2. O reconhecimento da legalidade desse desconto, a partir do trânsito em julgado de eventual decisão condenatória futura, constitui inovação recursal deduzida em momento inoportuno.

3. Agravo regimental não provido.

(AI 723284 AgR, Relator: Min. Dias Toffoli, Primeira Turma, julgado em 27/08/2013, ACÓRDÃO ELETRÔNICO DJe-210 Divulg 22-10-2013 PUBLIC 23-10-2013)

Também é inconstitucional – por violar o devido processo legal (CF/1988, art. 5º, LIV) e o princípio da não culpabilidade (CF/1988, art. 5º, LVII) — norma estadual que prevê a supressão remuneratória de policial investigado em sede de sindicância. Não obstante, o afastamento do acusado deve ser analisado à luz do caso concreto, com observância às garantias constitucionais do contraditório e da ampla defesa (CF/1988, art. 5º, LV)[2].

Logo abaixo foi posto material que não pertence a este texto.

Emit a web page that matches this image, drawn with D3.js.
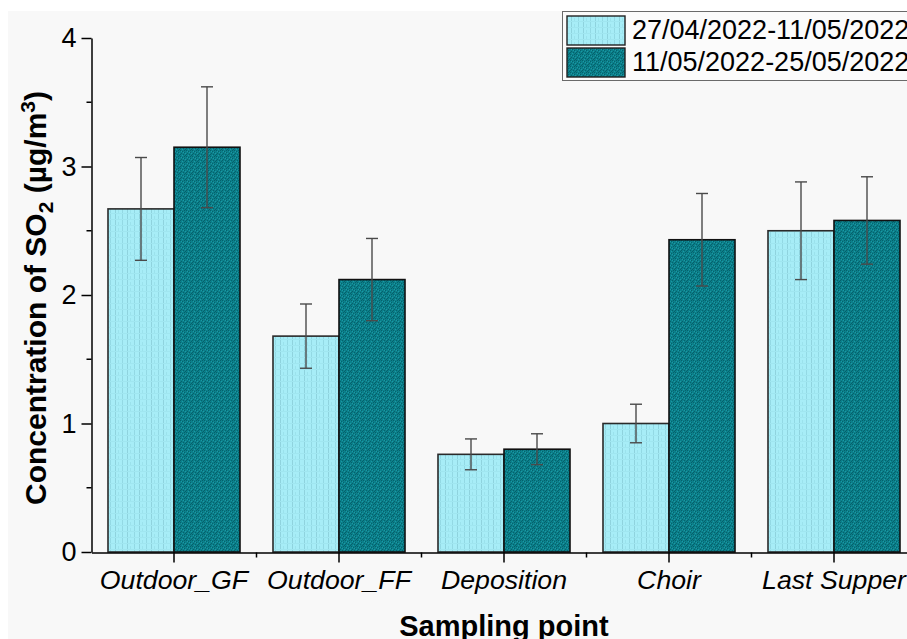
<!DOCTYPE html>
<html>
<head>
<meta charset="utf-8">
<script src="https://cdn.jsdelivr.net/npm/d3@7/dist/d3.min.js"></script>
<style>
  html, body { margin: 0; padding: 0; background: #fff; }
  svg { display: block; font-family: "Liberation Sans", Arial, sans-serif; }
</style>
</head>
<body>
<svg id="chart" width="907" height="639"></svg>
<script>
// Sampling points and the two sampling periods
const categories = ["Outdoor_GF", "Outdoor_FF", "Deposition", "Choir", "Last Supper"];
const seriesNames = ["27/04/2022-11/05/2022", "11/05/2022-25/05/2022"];

// Mean SO2 concentration (µg/m3) per sampling point, per period
const period1Values = [2.67, 1.68, 0.76, 1.00, 2.50];
const period2Values = [3.15, 2.12, 0.80, 2.43, 2.58];

// Standard deviation shown as error bars
const period1Errors = [0.40, 0.25, 0.12, 0.15, 0.38];
const period2Errors = [0.47, 0.32, 0.12, 0.36, 0.34];

// Y axis ticks
const yMajorTicks = [0, 1, 2, 3, 4];
const yMinorTicks = [0.5, 1.5, 2.5, 3.5];

const seriesValues = [period1Values, period2Values];
const seriesErrors = [period1Errors, period2Errors];

const svg = d3.select("#chart");

// Panel background
svg.append("rect").attr("x", 8).attr("y", 11).attr("width", 899).attr("height", 628).attr("fill", "#f8f8f8");

// Fill textures
const defs = svg.append("defs");
const pLight = defs.append("pattern").attr("id", "texLight").attr("patternUnits", "userSpaceOnUse")
  .attr("width", 12).attr("height", 6);
pLight.append("rect").attr("width", 12).attr("height", 6).attr("fill", "#a7edf7");
pLight.append("rect").attr("x", 2).attr("width", 1).attr("height", 6).attr("fill", "#93d9e4");
pLight.append("rect").attr("x", 7).attr("width", 1).attr("height", 6).attr("fill", "#8fd3de");
pLight.append("rect").attr("x", 10).attr("width", 1).attr("height", 3).attr("fill", "#9be2ec");
pLight.append("rect").attr("y", 3).attr("width", 12).attr("height", 1).attr("fill", "#a0e6f0");

const pDark = defs.append("pattern").attr("id", "texDark").attr("patternUnits", "userSpaceOnUse")
  .attr("width", 6).attr("height", 6);
pDark.append("rect").attr("width", 6).attr("height", 6).attr("fill", "#0c7f8a");
[[0,0],[2,1],[4,2],[1,3],[3,4],[5,5],[4,0],[0,4]].forEach(([x, y]) => {
  pDark.append("rect").attr("x", x).attr("y", y).attr("width", 1).attr("height", 1).attr("fill", "#05626c");
});
[[1,1],[3,2],[5,3],[2,5]].forEach(([x, y]) => {
  pDark.append("rect").attr("x", x).attr("y", y).attr("width", 1).attr("height", 1).attr("fill", "#1a9aa5");
});

const fills = ["url(#texLight)", "url(#texDark)"];
const strokes = ["#2a2a2a", "#111"];

// Scales
const x0 = d3.scaleBand().domain(categories).range([91.5, 916.5]).paddingInner(0.2).paddingOuter(0.1);
const x1 = d3.scaleBand().domain(d3.range(seriesNames.length)).range([0, x0.bandwidth()]).padding(0);
const y = d3.scaleLinear().domain([0, 4]).range([552, 38]);

// Bars and error bars
const groups = svg.append("g").selectAll("g").data(categories).join("g")
  .attr("transform", d => `translate(${x0(d)},0)`);

seriesNames.forEach((s, si) => {
  groups.append("rect")
    .attr("x", (d, i) => x1(si))
    .attr("y", (d, i) => y(seriesValues[si][i]))
    .attr("width", x1.bandwidth())
    .attr("height", (d, i) => y(0) - y(seriesValues[si][i]))
    .attr("fill", fills[si])
    .attr("stroke", strokes[si])
    .attr("stroke-width", 1.6);
});

seriesNames.forEach((s, si) => {
  const cx = x1(si) + x1.bandwidth() / 2;
  const eb = groups.append("g").attr("stroke", "#4a4a4a").attr("stroke-width", 1.4);
  eb.append("line")
    .attr("x1", cx).attr("x2", cx)
    .attr("y1", (d, i) => y(seriesValues[si][i] + seriesErrors[si][i]))
    .attr("y2", (d, i) => y(seriesValues[si][i] - seriesErrors[si][i]));
  [1, -1].forEach(sign => {
    eb.append("line")
      .attr("x1", cx - 6).attr("x2", cx + 6)
      .attr("y1", (d, i) => y(seriesValues[si][i] + sign * seriesErrors[si][i]))
      .attr("y2", (d, i) => y(seriesValues[si][i] + sign * seriesErrors[si][i]));
  });
});

// Y axis
const yAxis = svg.append("g").attr("transform", "translate(91.5,0)")
  .call(d3.axisLeft(y).tickValues(yMajorTicks).tickFormat(d3.format("d")).tickSize(10).tickSizeOuter(0).tickPadding(5));
yAxis.select(".domain").attr("stroke", "#000").attr("stroke-width", 1.5);
yAxis.selectAll(".tick line").attr("stroke", "#000").attr("stroke-width", 1.5);
yAxis.selectAll(".tick text").attr("font-size", 27).attr("fill", "#000")
  .attr("font-family", "Liberation Sans, Arial, sans-serif");
yAxis.selectAll(".minor").data(yMinorTicks).join("line").attr("class", "minor")
  .attr("x1", -5).attr("x2", 0).attr("y1", d => y(d)).attr("y2", d => y(d))
  .attr("stroke", "#000").attr("stroke-width", 1.5);

// X axis
const xAxis = svg.append("g").attr("transform", "translate(0,552.5)")
  .call(d3.axisBottom(x0).tickSize(10).tickSizeOuter(0).tickPadding(8));
xAxis.select(".domain").attr("stroke", "#000").attr("stroke-width", 1.5);
xAxis.selectAll(".tick line").attr("stroke", "#000").attr("stroke-width", 1.5);
xAxis.selectAll(".tick text").attr("font-size", 26.7).attr("font-style", "italic").attr("fill", "#000")
  .attr("font-family", "Liberation Sans, Arial, sans-serif");
const boundaries = categories.slice(1).map(c => x0(c) - x0.step() * x0.paddingInner() / 2);
xAxis.selectAll(".minor").data(boundaries).join("line").attr("class", "minor")
  .attr("x1", d => d).attr("x2", d => d).attr("y1", 0).attr("y2", 5)
  .attr("stroke", "#000").attr("stroke-width", 1.5);

// Axis titles
const yTitle = svg.append("text")
  .attr("transform", "translate(46,298) rotate(-90)")
  .attr("text-anchor", "middle").attr("font-size", 30).attr("font-weight", "bold").attr("fill", "#000");
yTitle.append("tspan").text("Concentration of SO");
yTitle.append("tspan").attr("font-size", 21).attr("dy", 7).text("2");
yTitle.append("tspan").attr("dy", -7).text(" (µg/m");
yTitle.append("tspan").attr("font-size", 21).attr("dy", -11).text("3");
yTitle.append("tspan").attr("dy", 11).text(")");

svg.append("text").attr("x", 504).attr("y", 636).attr("text-anchor", "middle")
  .attr("font-size", 29).attr("font-weight", "bold").attr("fill", "#000").text("Sampling point");

// Legend
const legend = svg.append("g");
legend.append("rect").attr("x", 562.5).attr("y", 11.5).attr("width", 360).attr("height", 69)
  .attr("fill", "#fbfbfb").attr("stroke", "#6a6a6a").attr("stroke-width", 1);
seriesNames.forEach((s, si) => {
  const yy = 16 + si * 32;
  legend.append("rect").attr("x", 567).attr("y", yy).attr("width", 58).attr("height", 29)
    .attr("fill", fills[si]).attr("stroke", "#222").attr("stroke-width", 1.4);
  legend.append("text").attr("x", 632).attr("y", yy + 23).attr("font-size", 27).attr("fill", "#000").text(s);
});
</script>
</body>
</html>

[1] Lei Estadual n. 5810/94 do Pará: “Art. 29. – O servidor preso em flagrante, pronunciado por crime comum, denunciado por crime administrativo, ou condenado por crime inafiançável, será afastado do exercício do cargo, até sentença final transitada em julgado.  § 1º Durante o afastamento, o servidor perceberá dois terços da remuneração, excluídas as vantagens devidas em razão do efetivo exercício do cargo, tendo direito à diferença, se absolvido.”

[2] ADI 2.926/PR, relator Ministro Nunes Marques, julgamento virtual finalizado em 17.3.2023.